Among Medicare beneficiaries, she said the most common complaint she hears from members is that drug prices are too high. Brooks-LaSure hoped Congress would give CMS tools for lowering drug prices. The Build Back Better plan includes a provision to allow CMS to negotiate drug prices directly with manufacturers, although the legislation stalled after Sen. Joe Manchin (D-W.Va) said he could not support it over affordability concerns.

“If we don’t do something about our drug prices, that will end up limiting the levers we have available for lowering costs,” Brooks-LaSure said.

When it comes to innovation, she was encouraged to see California recently introduce a nearly $6 billion program to help the state’s most vulnerable Medicaid patients pay for housing, groceries, mold removal and more. The initiative represented a prime example of a large organization leveraging its purchasing power to align multiple payers toward addressing the social determinants of health, Brooks-LaSure added. As CMS deepens its focus on eliminating healthcare disparities, she said the agency will remain mindful that it rewards those organizations that take on risk for patients with multiple acuity levels–and not just those that only insure healthy patients.

CMS officials have hinted that they believed certain value-based models need to be updated to include paying for equity measures.

“The innovation center has tried to put a focus on those providers that disproportionately serve the underserved, the safety net providers,” Brooks-LaSure said. “As we are moving into these innovative ways of operating, we will ensure that we’re not leaving behind those who actually help the ones with comorbidities who need access to care.”

In the employer-sponsored space, companies are increasingly banding together to negotiate healthcare costs for workers, said Dr. Mark McClelland, director of Duke-Margolis Center for Health Policy at Duke University. When it comes to lowering drug prices, he pointed to the success companies have had working directly with drug manufacturers in captiated relationships. The partnerships helped decrease the cost of Hepatitis C treatment, McClelland said.

Ultimately, drugmakers must be held accountable for ensuring their products are affordable and a key way to do that is to have them take on patient risk, he said.

“We need to find ways to get drug manufacturers more invested in these models,” he said.

Kaiser Permanente’s ability to purchase at scale has helped cut drug costs, but the main way it has decreased these prices is by giving physicians immediate insight into an individual’s drug coverage and medication costs through their electronic health record system, said Dr. Andrew Birdman, the integrated system’s chief medical officer.

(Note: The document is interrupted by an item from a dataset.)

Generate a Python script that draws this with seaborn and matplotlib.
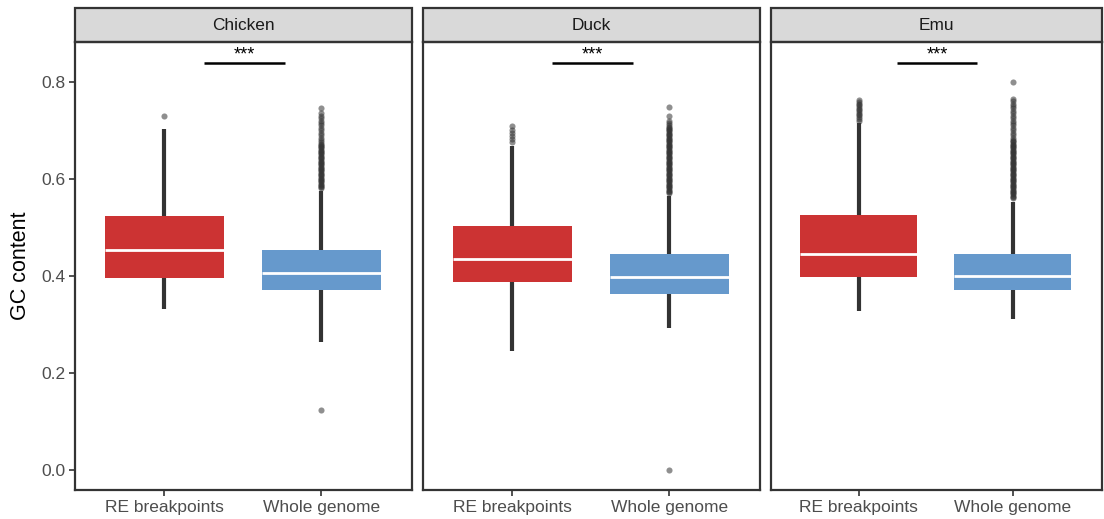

The California-based not-for-profit plans to build out its technology to better capture patient social data that helps address health inequities, Birdman said. It will then share the information back with its employer customers, in a move to address social inequities among individuals who receive employer-sponsored health insurance, he said.

“We’re building infrastructure ourselves, not just clinical encounters, but building a network of community-based organizations,” Birdman said. “As our providers learn about challenges our members have around some of these social factors, employers can take action steps to deal with it.”

The integrated system recently inked a partnership with Morgan Health, a new venture by J.P. Morgan aiming to disrupt employer-sponsored insurance. Launched in mid-2021, the company has so far invested $50 million in primary care provider veda health and is now looking to invest in employee navigation tools, said CEO Dan Mendelson. Morgan plans to measure cost savings in five-year increments, he said–underscoring that companies should not expect to lower the price of their employees’ healthcare in just one year.

“There needs to be integration and needs to be an accountable party responsible for the care of patients,” Mendelson said. “In most of the country you don’t find the Kaiser model. We’re building that capability both for CMS as well as in the private sector.”